Consider all elements are distinct, we can have at most $$$sqrt(MAX)$$$ distinct elements. Now, imagine we want to insert a new element X with frequency F.

I claim that we can decompose F into at most $$$logF+1$$$ factors such that every number between 1 and F can be formed by adding up some non-empty subset of those factors.

That way you can do the basic knapsack with $$$sqrt(M)*log(N)$$$ elements instead of $$$2e5$$$.

I'm not too sure of how strong the test cases are but it ran in 46 ms.

check the tutorial :D

Ok so isnt it kinda stupid to not be able to see other's submissions, since its obviously some trick? I feel like would be much more productive otherwise

For 2nd task memory limit is quite tough, using long long was giving mle and int was giving ac.

Auto comment: topic has been updated by PyPcDeV (previous revision, new revision, compare).$$$\mathcal O(n \sqrt S)$$$ solution where $$$S = a_1 + \dots + a_n$$$. Passes A2 in 46 ms.

Thanks!

Because of condition $$$a_1 + a_2 + \dots + a_n \le 2 \cdot 10^5$$$ it's possible to solve this problem in $$$O(\frac{w \cdot \sqrt{2 \cdot 10^5}}{32})$$$.

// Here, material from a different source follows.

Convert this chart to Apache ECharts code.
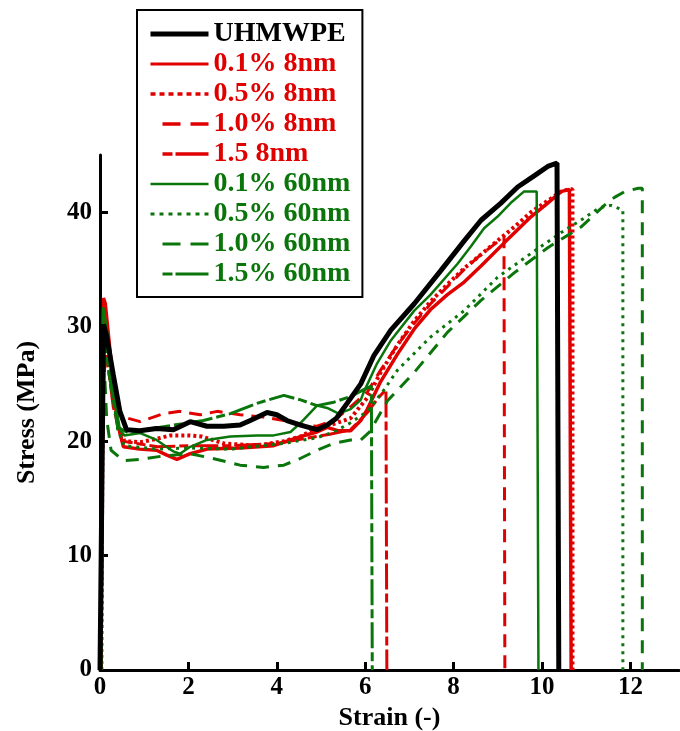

If we have $$$3$$$ or more items with equal value (say $$$x$$$), we can remove $$$2$$$ of this items and instead of them add one item with value $$$2x$$$. Let's do all this possible exchanges. Now we have $$$\le 2$$$ items of each value. And values sum is still $$$\le 2 \cdot 10^5$$$, because exchanges don't change total sum. It's easy to prove then that items count is $$$O(\sqrt{2 \cdot 10^5})$$$. And we just do simple knapsack with bitset on this items.

Source code

Thanks!

Are there any sources that mention this trick? Also why do we need >=3 items and not >=2 items when trying to merge?

Merging >= 2 won't work in cases like the following: we have 4 copies of an item $$$x$$$. 2 pairs of them merge into $$$2x$$$, then the 2 $$$2x$$$ items merge into one $$$4x$$$, which prevents us from getting sums such as $$$3x$$$. Merging when we have >= 3 fixes that issue because we leave at least one item of size $$$x$$$ behind to make smaller denominations.

Oh, it is somewhat like binary bits. If we merge >=2 pairs, then we won't have the option to set this bit to 1 (if number of items is even). Thanks, I get it now.

Because we may want to take only one $$$x$$$ in answer, so we need to leave one of them in our set. But when we want to take two $$$x$$$ in answer, we can imagine that we take item with $$$2x$$$ instead.

I saw this idea in this comment.

Btw, your code doesn't work for W = 2e5 because bitsets start indexing at 0. And it's also pretty tight on TL for N, M = 2e5 and all Ai = 1.